» **Work to do**
Emit the data below verbatim, stripping out any pictures.

» **Collected data**
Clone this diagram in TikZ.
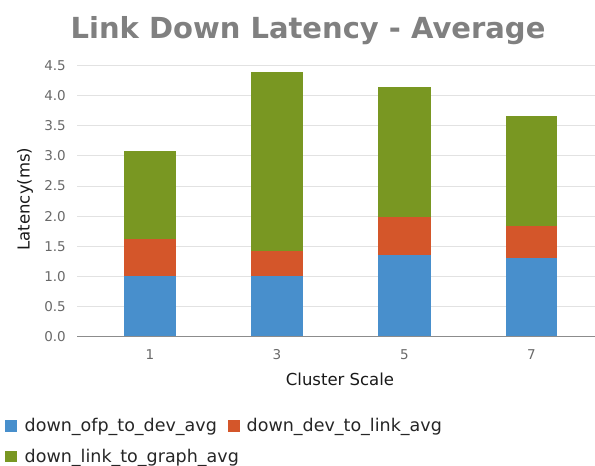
\documentclass[tikz,border=0pt]{standalone}
\usepackage{fontspec}
\setmainfont{DejaVu Sans}
\definecolor{serA}{RGB}{72,143,204}
\definecolor{serB}{RGB}{212,86,42}
\definecolor{serC}{RGB}{121,151,34}
\definecolor{gridc}{RGB}{226,226,226}
\definecolor{axisc}{RGB}{140,140,140}
\definecolor{tickc}{RGB}{105,105,105}
\definecolor{titlec}{RGB}{128,128,128}
\newcommand{\ypx}[1]{336.5-60.2*#1}
% one stacked bar: left, right, three cumulative tops
\newcommand{\stackbar}[5]{%
  \fill[serA] (#1,{\ypx{0}}) rectangle (#2,{\ypx{#3}});
  \fill[serB] (#1,{\ypx{#3}}) rectangle (#2,{\ypx{#4}});
  \fill[serC] (#1,{\ypx{#4}}) rectangle (#2,{\ypx{#5}});
}
\begin{document}
\begin{tikzpicture}[x=1pt,y=-1pt,
  ticklab/.style={text=tickc,font=\fontsize{13.5}{15}\selectfont,inner sep=0pt},
  axlab/.style={text=black!90,font=\fontsize{16.5}{18}\selectfont,inner sep=0pt},
  legtext/.style={text=black!85,font=\fontsize{17.5}{20}\selectfont,inner sep=0pt,anchor=base west},
  gridline/.style={gridc,line width=1pt}]
\useasboundingbox (0,0) rectangle (595,466);
\fill[white] (0,0) rectangle (595,466);

% title
\node[text=titlec,font=\bfseries\fontsize{29}{32}\selectfont,inner sep=0pt,anchor=base] (title) at (308,38.3) {Link Down Latency - Average};

% grid and value labels
\foreach \v/\t [count=\i] in {0.5/0.5,1/1.0,1.5/1.5,2/2.0,2.5/2.5,3/3.0,3.5/3.5,4/4.0,4.5/4.5}{
  \draw[gridline] (77,{\ypx{\v}}) -- (595,{\ypx{\v}});
  \node[ticklab,anchor=east] (yt\i) at (66,{\ypx{\v}}) {\t};
}
\node[ticklab,anchor=east] (yt0) at (66,{\ypx{0}}) {0.0};

% bars
\stackbar{124}{176}{1.0}{1.62}{3.08}
\stackbar{251}{303}{1.0}{1.415}{4.40}
\stackbar{378}{431}{1.36}{1.985}{4.145}
\stackbar{506}{557}{1.31}{1.83}{3.66}

% category axis
\draw[axisc,line width=1.4pt] (77,{\ypx{0}}) -- (595,{\ypx{0}});
\foreach \c/\x in {1/150,3/277,5/404.5,7/531.5}{
  \node[ticklab] (xt\c) at (\x,355) {\c};
}
\node[axlab] (xlab) at (340,379) {Cluster Scale};
\node[axlab,rotate=90] (ylab) at (25,199) {Latency(ms)};

% legend
\fill[serA] (5,420) rectangle (16.5,431.5);
\node[legtext] (legA) at (24.5,431.5) {down\_ofp\_to\_dev\_avg};
\fill[serB] (228,420) rectangle (239.5,431.5);
\node[legtext] (legB) at (246.5,431.5) {down\_dev\_to\_link\_avg};
\fill[serC] (5,450.8) rectangle (16.5,462.3);
\node[legtext] (legC) at (24.5,462.3) {down\_link\_to\_graph\_avg};
\end{tikzpicture}
\end{document}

» **Result below**
Clone this diagram in TikZ.
\documentclass[tikz,border=0pt]{standalone}
\usepackage{fontspec}
\setmainfont{DejaVu Sans}
\definecolor{serA}{RGB}{72,143,204}
\definecolor{serB}{RGB}{212,86,42}
\definecolor{serC}{RGB}{121,151,34}
\definecolor{gridc}{RGB}{226,226,226}
\definecolor{axisc}{RGB}{140,140,140}
\definecolor{tickc}{RGB}{105,105,105}
\definecolor{titlec}{RGB}{128,128,128}
\newcommand{\ypx}[1]{336.5-60.2*#1}
% one stacked bar: left, right, three cumulative tops
\newcommand{\stackbar}[5]{%
  \fill[serA] (#1,{\ypx{0}}) rectangle (#2,{\ypx{#3}});
  \fill[serB] (#1,{\ypx{#3}}) rectangle (#2,{\ypx{#4}});
  \fill[serC] (#1,{\ypx{#4}}) rectangle (#2,{\ypx{#5}});
}
\begin{document}
\begin{tikzpicture}[x=1pt,y=-1pt,
  ticklab/.style={text=tickc,font=\fontsize{13.5}{15}\selectfont,inner sep=0pt},
  axlab/.style={text=black!90,font=\fontsize{16.5}{18}\selectfont,inner sep=0pt},
  legtext/.style={text=black!85,font=\fontsize{17.5}{20}\selectfont,inner sep=0pt,anchor=base west},
  gridline/.style={gridc,line width=1pt}]
\useasboundingbox (0,0) rectangle (595,466);
\fill[white] (0,0) rectangle (595,466);

% title
\node[text=titlec,font=\bfseries\fontsize{29}{32}\selectfont,inner sep=0pt,anchor=base] (title) at (308,38.3) {Link Down Latency - Average};

% grid and value labels
\foreach \v/\t [count=\i] in {0.5/0.5,1/1.0,1.5/1.5,2/2.0,2.5/2.5,3/3.0,3.5/3.5,4/4.0,4.5/4.5}{
  \draw[gridline] (77,{\ypx{\v}}) -- (595,{\ypx{\v}});
  \node[ticklab,anchor=east] (yt\i) at (66,{\ypx{\v}}) {\t};
}
\node[ticklab,anchor=east] (yt0) at (66,{\ypx{0}}) {0.0};

% bars
\stackbar{124}{176}{1.0}{1.62}{3.08}
\stackbar{251}{303}{1.0}{1.415}{4.40}
\stackbar{378}{431}{1.36}{1.985}{4.145}
\stackbar{506}{557}{1.31}{1.83}{3.66}

% category axis
\draw[axisc,line width=1.4pt] (77,{\ypx{0}}) -- (595,{\ypx{0}});
\foreach \c/\x in {1/150,3/277,5/404.5,7/531.5}{
  \node[ticklab] (xt\c) at (\x,355) {\c};
}
\node[axlab] (xlab) at (340,379) {Cluster Scale};
\node[axlab,rotate=90] (ylab) at (25,199) {Latency(ms)};

% legend
\fill[serA] (5,420) rectangle (16.5,431.5);
\node[legtext] (legA) at (24.5,431.5) {down\_ofp\_to\_dev\_avg};
\fill[serB] (228,420) rectangle (239.5,431.5);
\node[legtext] (legB) at (246.5,431.5) {down\_dev\_to\_link\_avg};
\fill[serC] (5,450.8) rectangle (16.5,462.3);
\node[legtext] (legC) at (24.5,462.3) {down\_link\_to\_graph\_avg};
\end{tikzpicture}
\end{document}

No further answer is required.